**Problem to solve:** Reproduce the following material exactly, including every line.

○ ○ ○ ○

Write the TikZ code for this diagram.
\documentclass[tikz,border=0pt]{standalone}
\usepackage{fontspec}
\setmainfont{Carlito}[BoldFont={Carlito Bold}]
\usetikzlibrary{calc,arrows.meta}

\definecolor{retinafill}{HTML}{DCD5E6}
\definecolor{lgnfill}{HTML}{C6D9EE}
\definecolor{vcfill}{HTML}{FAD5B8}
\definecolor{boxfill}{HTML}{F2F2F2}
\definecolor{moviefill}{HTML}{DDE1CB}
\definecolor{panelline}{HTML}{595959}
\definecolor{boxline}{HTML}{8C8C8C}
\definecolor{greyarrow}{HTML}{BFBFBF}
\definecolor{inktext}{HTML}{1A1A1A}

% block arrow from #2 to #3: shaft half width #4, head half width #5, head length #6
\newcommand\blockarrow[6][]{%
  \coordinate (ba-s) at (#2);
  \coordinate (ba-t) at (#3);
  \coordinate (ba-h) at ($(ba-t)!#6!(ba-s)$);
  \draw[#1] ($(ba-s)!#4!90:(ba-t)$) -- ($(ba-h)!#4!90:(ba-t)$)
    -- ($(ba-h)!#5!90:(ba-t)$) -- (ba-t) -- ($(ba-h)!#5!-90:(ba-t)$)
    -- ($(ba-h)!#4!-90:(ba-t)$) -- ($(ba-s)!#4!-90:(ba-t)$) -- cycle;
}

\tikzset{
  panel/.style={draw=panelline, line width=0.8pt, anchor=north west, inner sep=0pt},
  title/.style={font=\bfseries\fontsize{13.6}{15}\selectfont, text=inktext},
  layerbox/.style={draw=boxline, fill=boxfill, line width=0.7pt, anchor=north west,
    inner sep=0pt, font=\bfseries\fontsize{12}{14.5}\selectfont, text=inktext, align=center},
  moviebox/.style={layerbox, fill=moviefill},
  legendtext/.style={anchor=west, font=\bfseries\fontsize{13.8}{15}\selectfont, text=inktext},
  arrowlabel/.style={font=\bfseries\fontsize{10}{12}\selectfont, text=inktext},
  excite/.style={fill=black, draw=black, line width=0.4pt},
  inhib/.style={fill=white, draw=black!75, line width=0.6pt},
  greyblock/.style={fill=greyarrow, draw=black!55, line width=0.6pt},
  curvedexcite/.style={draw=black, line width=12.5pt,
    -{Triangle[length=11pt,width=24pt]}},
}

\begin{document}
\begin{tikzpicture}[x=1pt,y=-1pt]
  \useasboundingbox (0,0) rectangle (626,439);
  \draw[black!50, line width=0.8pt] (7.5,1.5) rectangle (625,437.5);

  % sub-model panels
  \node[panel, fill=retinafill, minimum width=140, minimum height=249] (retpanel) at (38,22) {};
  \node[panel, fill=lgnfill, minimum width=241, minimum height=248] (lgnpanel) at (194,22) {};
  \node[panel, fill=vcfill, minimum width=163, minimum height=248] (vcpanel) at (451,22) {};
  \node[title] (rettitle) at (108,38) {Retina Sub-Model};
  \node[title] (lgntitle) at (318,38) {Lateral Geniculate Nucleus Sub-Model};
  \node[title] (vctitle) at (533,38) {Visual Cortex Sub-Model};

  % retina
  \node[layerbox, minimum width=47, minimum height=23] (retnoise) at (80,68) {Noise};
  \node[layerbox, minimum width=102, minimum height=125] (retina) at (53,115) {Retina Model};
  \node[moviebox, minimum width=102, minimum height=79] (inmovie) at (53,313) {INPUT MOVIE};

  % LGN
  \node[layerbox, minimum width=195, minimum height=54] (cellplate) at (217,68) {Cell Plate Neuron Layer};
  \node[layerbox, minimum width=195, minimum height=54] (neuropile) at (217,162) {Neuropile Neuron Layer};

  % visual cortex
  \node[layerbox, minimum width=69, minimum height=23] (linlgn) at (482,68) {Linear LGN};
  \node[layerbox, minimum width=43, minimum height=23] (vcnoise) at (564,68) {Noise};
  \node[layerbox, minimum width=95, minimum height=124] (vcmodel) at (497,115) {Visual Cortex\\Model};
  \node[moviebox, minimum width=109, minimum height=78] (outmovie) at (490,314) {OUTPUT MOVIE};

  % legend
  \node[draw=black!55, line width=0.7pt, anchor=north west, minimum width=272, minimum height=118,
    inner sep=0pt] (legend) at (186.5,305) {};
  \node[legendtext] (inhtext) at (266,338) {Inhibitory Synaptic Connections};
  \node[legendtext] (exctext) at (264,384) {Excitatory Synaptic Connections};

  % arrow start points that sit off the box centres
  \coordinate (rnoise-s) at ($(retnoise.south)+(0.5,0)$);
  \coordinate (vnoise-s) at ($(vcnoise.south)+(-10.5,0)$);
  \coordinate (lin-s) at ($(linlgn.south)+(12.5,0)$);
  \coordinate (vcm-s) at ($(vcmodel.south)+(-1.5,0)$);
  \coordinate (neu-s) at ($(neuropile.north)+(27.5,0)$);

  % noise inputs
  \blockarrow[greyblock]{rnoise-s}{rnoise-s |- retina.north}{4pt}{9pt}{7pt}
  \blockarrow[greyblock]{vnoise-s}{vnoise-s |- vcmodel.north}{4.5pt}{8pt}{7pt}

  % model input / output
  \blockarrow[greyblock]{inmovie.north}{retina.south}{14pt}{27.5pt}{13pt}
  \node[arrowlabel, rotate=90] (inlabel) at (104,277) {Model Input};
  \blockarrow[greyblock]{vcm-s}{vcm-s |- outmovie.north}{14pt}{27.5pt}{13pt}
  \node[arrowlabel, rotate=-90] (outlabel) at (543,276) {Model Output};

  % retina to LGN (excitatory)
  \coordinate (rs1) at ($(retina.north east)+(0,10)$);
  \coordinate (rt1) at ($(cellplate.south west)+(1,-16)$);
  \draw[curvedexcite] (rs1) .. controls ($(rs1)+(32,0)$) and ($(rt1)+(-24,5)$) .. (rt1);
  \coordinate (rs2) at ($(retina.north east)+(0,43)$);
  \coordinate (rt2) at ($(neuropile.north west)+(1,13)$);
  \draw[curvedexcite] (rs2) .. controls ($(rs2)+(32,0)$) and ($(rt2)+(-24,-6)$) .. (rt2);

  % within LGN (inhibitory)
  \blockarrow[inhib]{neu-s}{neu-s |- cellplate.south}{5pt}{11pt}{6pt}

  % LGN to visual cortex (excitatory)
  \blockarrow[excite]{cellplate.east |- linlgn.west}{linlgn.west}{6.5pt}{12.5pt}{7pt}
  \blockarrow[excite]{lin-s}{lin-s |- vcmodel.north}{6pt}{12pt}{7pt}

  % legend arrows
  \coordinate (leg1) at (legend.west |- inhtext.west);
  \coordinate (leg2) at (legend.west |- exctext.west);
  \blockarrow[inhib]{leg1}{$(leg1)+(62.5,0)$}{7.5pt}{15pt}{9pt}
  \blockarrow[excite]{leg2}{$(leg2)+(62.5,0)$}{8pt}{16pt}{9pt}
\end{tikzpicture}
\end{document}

○ ○ ○ ○

**Exercise response:**
Write the TikZ code for this diagram.
\documentclass[tikz,border=0pt]{standalone}
\usepackage{fontspec}
\setmainfont{Carlito}[BoldFont={Carlito Bold}]
\usetikzlibrary{calc,arrows.meta}

\definecolor{retinafill}{HTML}{DCD5E6}
\definecolor{lgnfill}{HTML}{C6D9EE}
\definecolor{vcfill}{HTML}{FAD5B8}
\definecolor{boxfill}{HTML}{F2F2F2}
\definecolor{moviefill}{HTML}{DDE1CB}
\definecolor{panelline}{HTML}{595959}
\definecolor{boxline}{HTML}{8C8C8C}
\definecolor{greyarrow}{HTML}{BFBFBF}
\definecolor{inktext}{HTML}{1A1A1A}

% block arrow from #2 to #3: shaft half width #4, head half width #5, head length #6
\newcommand\blockarrow[6][]{%
  \coordinate (ba-s) at (#2);
  \coordinate (ba-t) at (#3);
  \coordinate (ba-h) at ($(ba-t)!#6!(ba-s)$);
  \draw[#1] ($(ba-s)!#4!90:(ba-t)$) -- ($(ba-h)!#4!90:(ba-t)$)
    -- ($(ba-h)!#5!90:(ba-t)$) -- (ba-t) -- ($(ba-h)!#5!-90:(ba-t)$)
    -- ($(ba-h)!#4!-90:(ba-t)$) -- ($(ba-s)!#4!-90:(ba-t)$) -- cycle;
}

\tikzset{
  panel/.style={draw=panelline, line width=0.8pt, anchor=north west, inner sep=0pt},
  title/.style={font=\bfseries\fontsize{13.6}{15}\selectfont, text=inktext},
  layerbox/.style={draw=boxline, fill=boxfill, line width=0.7pt, anchor=north west,
    inner sep=0pt, font=\bfseries\fontsize{12}{14.5}\selectfont, text=inktext, align=center},
  moviebox/.style={layerbox, fill=moviefill},
  legendtext/.style={anchor=west, font=\bfseries\fontsize{13.8}{15}\selectfont, text=inktext},
  arrowlabel/.style={font=\bfseries\fontsize{10}{12}\selectfont, text=inktext},
  excite/.style={fill=black, draw=black, line width=0.4pt},
  inhib/.style={fill=white, draw=black!75, line width=0.6pt},
  greyblock/.style={fill=greyarrow, draw=black!55, line width=0.6pt},
  curvedexcite/.style={draw=black, line width=12.5pt,
    -{Triangle[length=11pt,width=24pt]}},
}

\begin{document}
\begin{tikzpicture}[x=1pt,y=-1pt]
  \useasboundingbox (0,0) rectangle (626,439);
  \draw[black!50, line width=0.8pt] (7.5,1.5) rectangle (625,437.5);

  % sub-model panels
  \node[panel, fill=retinafill, minimum width=140, minimum height=249] (retpanel) at (38,22) {};
  \node[panel, fill=lgnfill, minimum width=241, minimum height=248] (lgnpanel) at (194,22) {};
  \node[panel, fill=vcfill, minimum width=163, minimum height=248] (vcpanel) at (451,22) {};
  \node[title] (rettitle) at (108,38) {Retina Sub-Model};
  \node[title] (lgntitle) at (318,38) {Lateral Geniculate Nucleus Sub-Model};
  \node[title] (vctitle) at (533,38) {Visual Cortex Sub-Model};

  % retina
  \node[layerbox, minimum width=47, minimum height=23] (retnoise) at (80,68) {Noise};
  \node[layerbox, minimum width=102, minimum height=125] (retina) at (53,115) {Retina Model};
  \node[moviebox, minimum width=102, minimum height=79] (inmovie) at (53,313) {INPUT MOVIE};

  % LGN
  \node[layerbox, minimum width=195, minimum height=54] (cellplate) at (217,68) {Cell Plate Neuron Layer};
  \node[layerbox, minimum width=195, minimum height=54] (neuropile) at (217,162) {Neuropile Neuron Layer};

  % visual cortex
  \node[layerbox, minimum width=69, minimum height=23] (linlgn) at (482,68) {Linear LGN};
  \node[layerbox, minimum width=43, minimum height=23] (vcnoise) at (564,68) {Noise};
  \node[layerbox, minimum width=95, minimum height=124] (vcmodel) at (497,115) {Visual Cortex\\Model};
  \node[moviebox, minimum width=109, minimum height=78] (outmovie) at (490,314) {OUTPUT MOVIE};

  % legend
  \node[draw=black!55, line width=0.7pt, anchor=north west, minimum width=272, minimum height=118,
    inner sep=0pt] (legend) at (186.5,305) {};
  \node[legendtext] (inhtext) at (266,338) {Inhibitory Synaptic Connections};
  \node[legendtext] (exctext) at (264,384) {Excitatory Synaptic Connections};

  % arrow start points that sit off the box centres
  \coordinate (rnoise-s) at ($(retnoise.south)+(0.5,0)$);
  \coordinate (vnoise-s) at ($(vcnoise.south)+(-10.5,0)$);
  \coordinate (lin-s) at ($(linlgn.south)+(12.5,0)$);
  \coordinate (vcm-s) at ($(vcmodel.south)+(-1.5,0)$);
  \coordinate (neu-s) at ($(neuropile.north)+(27.5,0)$);

  % noise inputs
  \blockarrow[greyblock]{rnoise-s}{rnoise-s |- retina.north}{4pt}{9pt}{7pt}
  \blockarrow[greyblock]{vnoise-s}{vnoise-s |- vcmodel.north}{4.5pt}{8pt}{7pt}

  % model input / output
  \blockarrow[greyblock]{inmovie.north}{retina.south}{14pt}{27.5pt}{13pt}
  \node[arrowlabel, rotate=90] (inlabel) at (104,277) {Model Input};
  \blockarrow[greyblock]{vcm-s}{vcm-s |- outmovie.north}{14pt}{27.5pt}{13pt}
  \node[arrowlabel, rotate=-90] (outlabel) at (543,276) {Model Output};

  % retina to LGN (excitatory)
  \coordinate (rs1) at ($(retina.north east)+(0,10)$);
  \coordinate (rt1) at ($(cellplate.south west)+(1,-16)$);
  \draw[curvedexcite] (rs1) .. controls ($(rs1)+(32,0)$) and ($(rt1)+(-24,5)$) .. (rt1);
  \coordinate (rs2) at ($(retina.north east)+(0,43)$);
  \coordinate (rt2) at ($(neuropile.north west)+(1,13)$);
  \draw[curvedexcite] (rs2) .. controls ($(rs2)+(32,0)$) and ($(rt2)+(-24,-6)$) .. (rt2);

  % within LGN (inhibitory)
  \blockarrow[inhib]{neu-s}{neu-s |- cellplate.south}{5pt}{11pt}{6pt}

  % LGN to visual cortex (excitatory)
  \blockarrow[excite]{cellplate.east |- linlgn.west}{linlgn.west}{6.5pt}{12.5pt}{7pt}
  \blockarrow[excite]{lin-s}{lin-s |- vcmodel.north}{6pt}{12pt}{7pt}

  % legend arrows
  \coordinate (leg1) at (legend.west |- inhtext.west);
  \coordinate (leg2) at (legend.west |- exctext.west);
  \blockarrow[inhib]{leg1}{$(leg1)+(62.5,0)$}{7.5pt}{15pt}{9pt}
  \blockarrow[excite]{leg2}{$(leg2)+(62.5,0)$}{8pt}{16pt}{9pt}
\end{tikzpicture}
\end{document}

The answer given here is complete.